I recently shared this video on our Facebook page. I watched it again, and again. Why? Because I love this woman. I love her spunk, her vitality, her humor, her confidence, her ease in her body, her grace, her sexiness and her courage. Most of all, I love how she embodies these at the ripe age of 87.

It’s a simple video. A band, people dancing and this 87 year old woman boldly wooing the handsome, young Latino men who watch from the sidelines. While some may chalk up the young men’s laughter to the seemingly ridiculous gesture of her wooing, I tend to think that their laughter reflects a discomfort with the notion that older people feel sexy, are sexy, act sexy and in fact, actually have sex.

I have no doubt that had one of them accepted her request for a dance, she would have rocked the dance floor with them. They could have easily humored her. One Facebook commenter joked that they might not have been able to keep up with her. Instead, they laughed and stayed seated. One young man even started to look away in discomfort of her unwavering pursuit.

What frightens us about sex and aging? Do we struggle to face the subject because it reminds us of our own mortality? Do we disconnect sex from aging because elders do not procreate?

I can tell you that just from watching this video, this woman holds more vitality and sexual energy than many of my young, “in their prime” clients. This begs the following questions:

  • How do we hold on to our own sexual energy?
  • How do we continue to feel sexually alive as we age?
  • How do we view our aging bodies?

I make many assumptions about this woman while watching this video clip. While I know nothing about her, I know how I experience her through the video. This is what my experience tells me:

She does not take herself too seriously.

You can see in the video how she is laughing at times while wooing the young men. They laugh too. She does not become offended by their laughter, in fact, she gives them more of her!

She’s not afraid to move her body.

She shimmies. She humps. She salsas. She does this all with grace and ease. She is comfortable in her body and moves it beautifully.

She celebrates her body.

Notice how toward the end of the video, she raises her hands above her head and cascades them down her body? She even turns and gives them a booty dance. Her celebration of self and confidence gives her permission to flaunt herself a bit.
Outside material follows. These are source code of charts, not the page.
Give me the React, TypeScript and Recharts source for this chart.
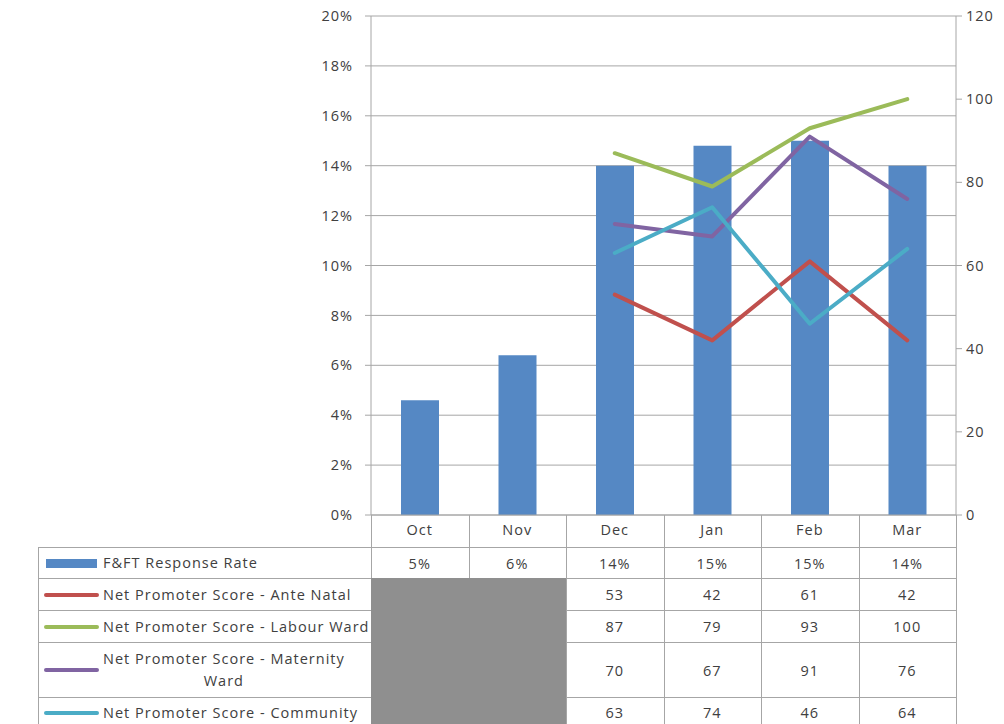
import {
  ComposedChart,
  Bar,
  Line,
  XAxis,
  YAxis,
  CartesianGrid,
} from "recharts";

const months = ["Oct", "Nov", "Dec", "Jan", "Feb", "Mar"];
const responseRate = [0.046, 0.064, 0.14, 0.148, 0.15, 0.14];
const anteNatal = [null, null, 53, 42, 61, 42];
const labourWard = [null, null, 87, 79, 93, 100];
const maternityWard = [null, null, 70, 67, 91, 76];
const community = [null, null, 63, 74, 46, 64];

const leftTicks = [0, 0.02, 0.04, 0.06, 0.08, 0.1, 0.12, 0.14, 0.16, 0.18, 0.2];
const rightTicks = [0, 20, 40, 60, 80, 100, 120];

const BLUE = "#5588C4";
const RED = "#C0504D";
const GREEN = "#9BBB59";
const PURPLE = "#8064A2";
const CYAN = "#4BACC6";
const GRID = "#A6A6A6";
const TEXT = "#404040";
const FONT = "'Open Sans', Lato, sans-serif";
const FSIZE = 14.5;
const SPACING = 1;

// plot geometry
const W = 1004;
const H = 724;
const PLOT_L = 371;
const PLOT_R = 956;
const PLOT_T = 16;
const AXIS_Y = 515;
const XROW_H = 32;
const TABLE_L = 38;
const band = (PLOT_R - PLOT_L) / months.length;

const data = months.map((m, i) => ({
  month: m,
  rate: responseRate[i],
  ante: anteNatal[i],
  labour: labourWard[i],
  maternity: maternityWard[i],
  community: community[i],
}));

const pct = (v: number) => `${Math.round(v * 100)}%`;

const rows = [
  { name: "F&FT Response Rate", color: BLUE, bar: true, values: responseRate.map(pct), h: 31 },
  { name: "Net Promoter Score - Ante Natal", color: RED, values: anteNatal, h: 32 },
  { name: "Net Promoter Score - Labour Ward", color: GREEN, values: labourWard, h: 32 },
  { name: "Net Promoter Score - Maternity\nWard", color: PURPLE, values: maternityWard, h: 55 },
  { name: "Net Promoter Score - Community", color: CYAN, values: community, h: 30 },
];

function DataTable() {
  const top0 = AXIS_Y + XROW_H;
  let y = top0;
  const rowTops = rows.map((r) => {
    const t = y;
    y += r.h;
    return t;
  });
  const bounds = months.map((_, i) => PLOT_L + band * i).concat([PLOT_R]);
  const lineStyle = { position: "absolute" as const, background: GRID };

  return (
    <div style={{ position: "absolute", left: 0, top: 0, width: W, height: H, fontFamily: FONT, fontSize: FSIZE, letterSpacing: SPACING, color: TEXT }}>
      {/* horizontal rules */}
      {rowTops.map((t, i) => (
        <div key={"h" + i} style={{ ...lineStyle, left: TABLE_L, top: t, width: PLOT_R - TABLE_L + 1, height: 1 }} />
      ))}
      {/* vertical rules */}
      <div style={{ ...lineStyle, left: TABLE_L, top: top0, width: 1, height: H - top0 }} />
      {bounds.map((x, i) => (
        <div key={"v" + i} style={{ ...lineStyle, left: Math.round(x), top: AXIS_Y, width: 1, height: H - AXIS_Y }} />
      ))}
      {/* no data block */}
      <div style={{ position: "absolute", left: PLOT_L, top: rowTops[1], width: Math.round(bounds[2]) - PLOT_L, height: H - rowTops[1], background: "#8F8F8F" }} />
      {rows.map((r, i) => (
        <div key={"r" + i}>
          <div style={{ position: "absolute", left: TABLE_L + 1, top: rowTops[i] + 1, width: PLOT_L - TABLE_L - 1, height: r.h - 1, display: "flex", alignItems: "center" }}>
            {r.bar ? (
              <div style={{ marginLeft: 7, flex: "none", width: 51, height: 9, background: r.color }} />
            ) : (
              <div style={{ marginLeft: 5, flex: "none", width: 55, height: 4, borderRadius: 2, background: r.color }} />
            )}
            <div style={{ marginLeft: r.bar ? 6 : 4, display: "inline-block", textAlign: "center", whiteSpace: "pre", lineHeight: "22px" }}>
              {r.name}
            </div>
          </div>
          {r.values.map((v, j) =>
            v === null ? null : (
              <div key={j} style={{ position: "absolute", left: bounds[j], top: rowTops[i] + 1, width: band, height: r.h - 1, display: "flex", alignItems: "center", justifyContent: "center" }}>
                {v}
              </div>
            )
          )}
        </div>
      ))}
    </div>
  );
}

export default function App() {
  const tickStyle = { fill: TEXT, fontSize: FSIZE, fontFamily: FONT, letterSpacing: SPACING };
  return (
    <div style={{ position: "absolute", left: 0, top: 0, width: W, height: H, overflow: "hidden", background: "#fff" }}>
      <ComposedChart
        width={W}
        height={H}
        data={data}
        margin={{ top: PLOT_T, right: 0, bottom: H - AXIS_Y - XROW_H, left: 0 }}
      >
        <CartesianGrid yAxisId="left" vertical={false} stroke={GRID} />
        <XAxis
          dataKey="month"
          height={XROW_H}
          interval={0}
          tickSize={0}
          tickMargin={10}
          axisLine={{ stroke: GRID }}
          tick={tickStyle}
        />
        <YAxis
          yAxisId="left"
          orientation="left"
          width={PLOT_L}
          domain={[0, 0.2]}
          ticks={leftTicks}
          tickFormatter={pct}
          tickSize={6}
          tickMargin={12}
          axisLine={{ stroke: GRID }}
          tickLine={{ stroke: GRID }}
          tick={tickStyle}
        />
        <YAxis
          yAxisId="right"
          orientation="right"
          width={W - PLOT_R}
          domain={[0, 120]}
          ticks={rightTicks}
          tickSize={6}
          tickMargin={4}
          axisLine={{ stroke: GRID }}
          tickLine={{ stroke: GRID }}
          tick={{ ...tickStyle, textAnchor: "start" }}
        />
        <Bar yAxisId="left" dataKey="rate" fill={BLUE} barSize={38} isAnimationActive={false} />
        <Line yAxisId="right" dataKey="ante" stroke={RED} strokeWidth={4} strokeLinecap="round" strokeLinejoin="round" dot={false} activeDot={false} isAnimationActive={false} />
        <Line yAxisId="right" dataKey="labour" stroke={GREEN} strokeWidth={4} strokeLinecap="round" strokeLinejoin="round" dot={false} activeDot={false} isAnimationActive={false} />
        <Line yAxisId="right" dataKey="maternity" stroke={PURPLE} strokeWidth={4} strokeLinecap="round" strokeLinejoin="round" dot={false} activeDot={false} isAnimationActive={false} />
        <Line yAxisId="right" dataKey="community" stroke={CYAN} strokeWidth={4} strokeLinecap="round" strokeLinejoin="round" dot={false} activeDot={false} isAnimationActive={false} />
      </ComposedChart>
      <DataTable />
    </div>
  );
}
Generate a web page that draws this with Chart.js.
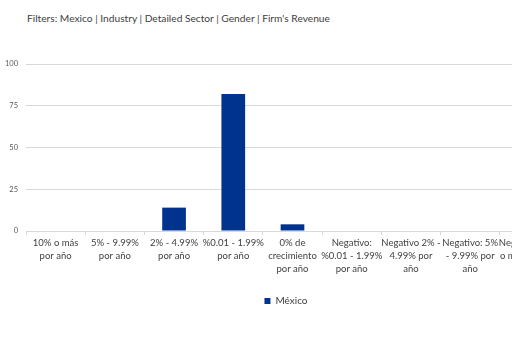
<!DOCTYPE html>
<html>
<head>
<meta charset="utf-8">
<script src="https://cdn.jsdelivr.net/npm/chart.js@4/dist/chart.umd.min.js"></script>
<style>
  html, body { margin: 0; padding: 0; background: #fff; }
  body { width: 512px; height: 341px; overflow: hidden; position: relative; }
  #title {
    position: absolute; left: 27px; top: 12px;
    font-family: Lato, sans-serif; font-size: 10.2px; color: #404040;
    white-space: nowrap;
  }
  #myChart { position: absolute; left: 0; top: 0; }
</style>
</head>
<body>
<div id="title">Filters: Mexico | Industry | Detailed Sector | Gender | Firm's Revenue</div>
<canvas id="myChart" width="572" height="341"></canvas>
<script>
// categories (wrapped as in the picture)
const categories = [
    ['10% o más', 'por año'],
    ['5% - 9.99%', 'por año'],
    ['2% - 4.99%', 'por año'],
    ['%0.01 - 1.99%', 'por año'],
    ['0% de', 'crecimiento', 'por año'],
    ['Negativo:', '%0.01 - 1.99%', 'por año'],
    ['Negativo 2% -', '4.99% por', 'año'],
    ['Negativo: 5%', '- 9.99% por', 'año'],
    ['Negativo: 10%', 'o más por año']
];
const mexicoValues = [0, 0, 14, 82, 4, 0, 0, 0, 0];
const yTicks = [0, 25, 50, 75, 100];

const ctx = document.getElementById('myChart');

new Chart(ctx, {
    type: 'bar',
    data: {
        labels: categories,
        datasets: [{
            label: 'México',
            data: mexicoValues,
            backgroundColor: '#00338d',
            categoryPercentage: 0.8,
            barPercentage: 0.5
        }]
    },
    options: {
        responsive: false,
        animation: false,
        layout: {
            padding: { top: 64, left: 0, right: 0, bottom: 25 }
        },
        plugins: {
            legend: {
                position: 'bottom',
                labels: {
                    boxWidth: 6,
                    boxHeight: 6,
                    padding: 5,
                    color: '#404040',
                    font: { family: 'Lato', size: 10 }
                }
            },
            tooltip: { enabled: false }
        },
        scales: {
            x: {
                grid: {
                    drawOnChartArea: false,
                    tickLength: 4,
                    color: '#d9d9d9'
                },
                border: { color: '#d9d9d9' },
                ticks: {
                    maxRotation: 0,
                    autoSkip: false,
                    padding: 1,
                    color: '#404040',
                    font: { family: 'Lato', size: 9.5, lineHeight: '13px' }
                },
                afterFit: s => {
                    s.height = 60;
                    s.paddingLeft = 0;
                    s.paddingRight = 13;
                }
            },
            y: {
                min: 0,
                max: 100,
                afterBuildTicks: s => { s.ticks = yTicks.map(v => ({ value: v })); },
                grid: { drawTicks: false, color: '#d9d9d9' },
                border: { display: false },
                ticks: {
                    padding: 8,
                    color: '#595959',
                    font: { family: 'Lato', size: 7.5 }
                },
                afterFit: s => { s.width = 26; }
            }
        }
    }
});
</script>
</body>
</html>
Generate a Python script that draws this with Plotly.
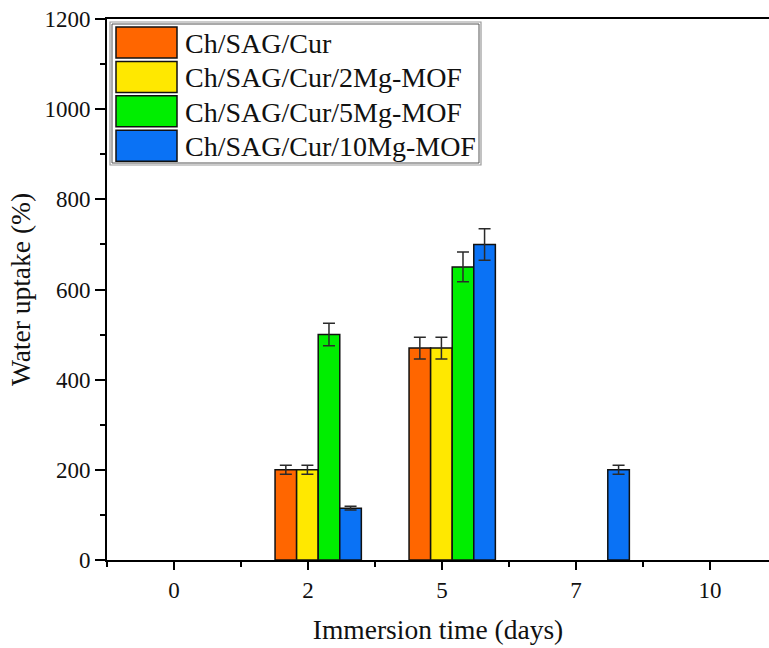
import plotly.graph_objects as go

# ---- data ----
categories = ["0", "2", "5", "7", "10"]
series_names = ["Ch/SAG/Cur", "Ch/SAG/Cur/2Mg-MOF", "Ch/SAG/Cur/5Mg-MOF", "Ch/SAG/Cur/10Mg-MOF"]
ch_sag_cur = [None, 200, 470, None, None]
ch_sag_cur_2mg = [None, 200, 470, None, None]
ch_sag_cur_5mg = [None, 500, 650, None, None]
ch_sag_cur_10mg = [None, 115, 700, 200, None]
err_ch_sag_cur = [None, 10, 24, None, None]
err_ch_sag_cur_2mg = [None, 10, 24, None, None]
err_ch_sag_cur_5mg = [None, 25, 33, None, None]
err_ch_sag_cur_10mg = [None, 4, 35, 10, None]
y_ticks = [0, 200, 400, 600, 800, 1000, 1200]

values = [ch_sag_cur, ch_sag_cur_2mg, ch_sag_cur_5mg, ch_sag_cur_10mg]
errors = [err_ch_sag_cur, err_ch_sag_cur_2mg, err_ch_sag_cur_5mg, err_ch_sag_cur_10mg]
colors = ["#FF6600", "#FFE800", "#00EE00", "#0A72F5"]

FONT = "Liberation Serif"
xpos = list(range(len(categories)))
bar_w = 0.161
offsets = [-0.246, -0.085, 0.076, 0.237]

fig = go.Figure()
for name, vals, errs, col, off in zip(series_names, values, errors, colors, offsets):
    fig.add_trace(go.Bar(
        x=xpos, y=vals, name=name,
        width=bar_w, offset=off,
        marker=dict(color=col, line=dict(color="#111111", width=1.5)),
        error_y=dict(type="data", array=errs, visible=True,
                     color="#2a2a2a", thickness=1.5, width=6),
        showlegend=False,
    ))

# custom legend (large swatches like the original)
shapes = []
annotations = []
L_x0, L_x1, L_y0, L_y1 = 110, 481, 22, 165
W, H = 769, 648
ml, mr, mt, mb = 107, 0, 19, 88

def px_x(p):
    return (p - ml) / (W - ml - mr)

def px_y(p):
    return 1 - (p - mt) / (H - mt - mb)

shapes.append(dict(type="rect", xref="paper", yref="paper",
                   x0=px_x(L_x0), x1=px_x(L_x1), y0=px_y(L_y1), y1=px_y(L_y0),
                   line=dict(color="#9a9a9a", width=1.2), fillcolor="white", layer="above"))
shapes.append(dict(type="rect", xref="paper", yref="paper",
                   x0=px_x(L_x0 + 2), x1=px_x(L_x1 - 2), y0=px_y(L_y1 - 2), y1=px_y(L_y0 + 2),
                   line=dict(color="#555555", width=1), layer="above"))
for i, (name, col) in enumerate(zip(series_names, colors)):
    top = 27 + i * 34.4
    shapes.append(dict(type="rect", xref="paper", yref="paper",
                       x0=px_x(116), x1=px_x(177), y0=px_y(top + 31), y1=px_y(top),
                       line=dict(color="#111111", width=1.5), fillcolor=col, layer="above"))
    annotations.append(dict(xref="paper", yref="paper", x=px_x(183), y=px_y(top + 16.5),
                            text=name, showarrow=False, xanchor="left", yanchor="middle",
                            font=dict(family=FONT, size=28, color="#111111")))

fig.update_layout(
    width=W, height=H,
    margin=dict(l=ml, r=mr, t=mt, b=mb),
    paper_bgcolor="white", plot_bgcolor="white",
    barmode="overlay",
    font=dict(family=FONT, color="#111111"),
    shapes=shapes, annotations=annotations,
    xaxis=dict(
        range=[-0.5, 4.44],
        tickmode="array", tickvals=xpos, ticktext=categories,
        ticks="outside", ticklen=8, tickwidth=2, tickcolor="black",
        showline=True, linecolor="black", linewidth=2, mirror=True,
        showgrid=False, zeroline=False,
        tickfont=dict(family=FONT, size=23, color="#111111"),
        minor=dict(ticks="outside", ticklen=5, tickwidth=2, tickcolor="black",
                   tickmode="linear", tick0=0.5, dtick=1, showgrid=False),
        title=dict(text="Immersion time (days)", standoff=18,
                   font=dict(family=FONT, size=27.5, color="#111111")),
    ),
    yaxis=dict(
        range=[0, 1200],
        tickmode="array", tickvals=y_ticks,
        ticks="outside", ticklen=10, tickwidth=2, tickcolor="black",
        showline=True, linecolor="black", linewidth=2,
        showgrid=False, zeroline=False,
        tickfont=dict(family=FONT, size=23, color="#111111"),
        minor=dict(ticks="outside", ticklen=5, tickwidth=2, tickcolor="black",
                   tickmode="linear", tick0=0, dtick=100, showgrid=False),
        title=dict(text="Water uptake (%)", standoff=6,
                   font=dict(family=FONT, size=27.5, color="#111111")),
    ),
)

fig.write_html("out.html")
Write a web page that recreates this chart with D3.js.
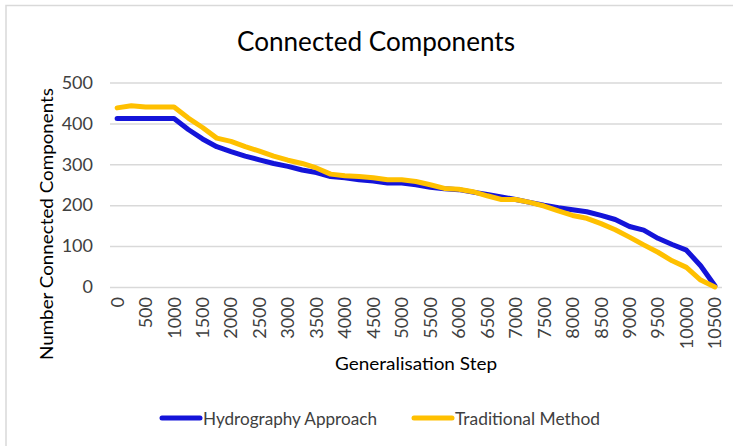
<!DOCTYPE html>
<html>
<head>
<meta charset="utf-8">
<script src="https://cdn.jsdelivr.net/npm/d3@7/dist/d3.min.js"></script>
<style>
  html, body { margin: 0; padding: 0; background: #fff; }
  svg { display: block; font-family: Lato, "Open Sans", sans-serif; }
</style>
</head>
<body>
<svg id="chart" width="733" height="446"></svg>
<script>
// Generalisation steps (category axis), every 250
const steps = d3.range(0, 10501, 250);
// Labels shown on the x axis
const stepLabels = d3.range(0, 10501, 500);
// Number of connected components per step
const hydrography = [412, 412, 412, 412, 412, 385, 362, 343, 331, 320, 311, 302, 295, 286, 280, 270,
  267, 262, 259, 254, 254, 250, 244, 240, 238, 232, 226, 220, 214, 207, 200, 194,
  189, 184, 175, 165, 148, 139, 119, 104, 90, 52, 3];
const traditional = [438, 443, 440, 440, 440, 413, 390, 364, 356, 343, 332, 320, 310, 302, 291, 276,
  272, 270, 267, 262, 262, 258, 250, 241, 239, 233, 223, 214, 214, 207, 198, 186,
  175, 168, 155, 140, 122, 103, 85, 64, 48, 17, 0];
const yTicks = [0, 100, 200, 300, 400, 500];
const seriesNames = ["Hydrography Approach", "Traditional Method"];
const seriesColors = ["#1414D9", "#FFC000"];

const svg = d3.select("#chart");
const plot = { left: 110, right: 722, top: 82.5, bottom: 287 };

// chart frame
svg.append("rect")
  .attr("x", 6).attr("y", 5.5).attr("width", 800).attr("height", 500)
  .attr("fill", "none").attr("stroke", "#D9D9D9").attr("stroke-width", 1.5);

const x = d3.scalePoint().domain(steps).range([plot.left, plot.right]).padding(0.5);
const y = d3.scaleLinear().domain([0, 500]).range([plot.bottom, plot.top]);

// y axis with gridlines
const yAxis = svg.append("g")
  .attr("transform", `translate(${plot.left},0)`)
  .call(d3.axisLeft(y).tickValues(yTicks).tickSize(-(plot.right - plot.left)).tickPadding(17));
yAxis.select(".domain").remove();
yAxis.selectAll(".tick line").attr("stroke", "#D9D9D9").attr("stroke-width", 1.5);
yAxis.selectAll(".tick text")
  .attr("fill", "#404040").style("font-size", "18px")
  .style("font-family", "Lato, sans-serif");

// x axis labels, rotated
const xAxis = svg.append("g")
  .attr("transform", `translate(0,${plot.bottom})`)
  .call(d3.axisBottom(x).tickValues(stepLabels).tickSize(0));
xAxis.select(".domain").remove();
xAxis.selectAll(".tick text")
  .attr("fill", "#404040").style("font-size", "18px")
  .style("font-family", "Lato, sans-serif")
  .attr("text-anchor", "end")
  .attr("transform", "translate(6,10) rotate(-90)")
  .attr("x", 0).attr("y", 0).attr("dy", "0");

// series lines (traditional drawn last, on top)
const line = d3.line().x((d, i) => x(steps[i])).y(d => y(d));
[hydrography, traditional].forEach((vals, k) => {
  svg.append("path")
    .datum(vals)
    .attr("d", line)
    .attr("fill", "none")
    .attr("stroke", seriesColors[k])
    .attr("stroke-width", 5)
    .attr("stroke-linejoin", "round")
    .attr("stroke-linecap", "round");
});

// title
svg.append("text")
  .attr("x", 376).attr("y", 51)
  .attr("text-anchor", "middle")
  .attr("fill", "#000")
  .style("font-size", "27px")
  .attr("textLength", 278).attr("lengthAdjust", "spacingAndGlyphs")
  .text("Connected Components");

// axis titles
svg.append("text")
  .attr("transform", "translate(53,224) rotate(-90)")
  .attr("text-anchor", "middle")
  .attr("fill", "#000")
  .style("font-size", "18px")
  .attr("textLength", 272).attr("lengthAdjust", "spacingAndGlyphs")
  .text("Number Connected Components");

svg.append("text")
  .attr("x", 416).attr("y", 370)
  .attr("text-anchor", "middle")
  .attr("fill", "#000")
  .style("font-size", "18px")
  .attr("textLength", 162).attr("lengthAdjust", "spacingAndGlyphs")
  .text("Generalisation Step");

// legend
const legendItems = [
  { x: 160, textLen: 174 },
  { x: 412, textLen: 145 }
];
legendItems.forEach((it, k) => {
  const g = svg.append("g").attr("transform", `translate(${it.x},418)`);
  g.append("line")
    .attr("x1", 2).attr("x2", 40).attr("y1", 0).attr("y2", 0)
    .attr("stroke", seriesColors[k]).attr("stroke-width", 5).attr("stroke-linecap", "round");
  g.append("text")
    .attr("x", 43).attr("y", 6.5)
    .attr("fill", "#404040")
    .style("font-size", "18px")
    .attr("textLength", it.textLen).attr("lengthAdjust", "spacingAndGlyphs")
    .text(seriesNames[k]);
});
</script>
</body>
</html>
She does not turn her sexuality off.

She doesn’t try to dance like an elder woman “should dance”. She doesn’t stop herself from feeling sexy, even in the face of the young man laughing at her gestures.

She feels on a sensory level.

Clearly allowing the music to move her, she is in her body and not in her head. She’s not thinking about her dancing. She is feeling the music and moving effortlessly.

She has a zest for life!

Zest means great enthusiasm and energy. Do you wake up each day saying “Yes!” to life? If not, how do you think you would show up on this dance floor?

She loves herself.

All of the above indicate to me a deep love for herself, comfort in her own skin and ease in her body.

Do you exercise any of these at age 30? 40? 50? If you want to want to embrace your aging body and feel sexy, it starts with your attitude, your beliefs, your thoughts, your self-talk, your energy toward life and how you cultivate your own sexuality.

Having been raised by a Latin mother, I know that attitudes toward sensual/sexual expression differ greatly from American culture. Dance, in particular, is a hallmark of connection and celebration. As another Facebook commenter wrote in Spanish, “Life is action and movement! To dance! To enjoy! To laugh! To live life!”

With culture alone, she may have some advantages over our own. That does not mean that we cannot learn. I will watch her video from time to time to feel inspired and remember that sensuality and sexuality never fades.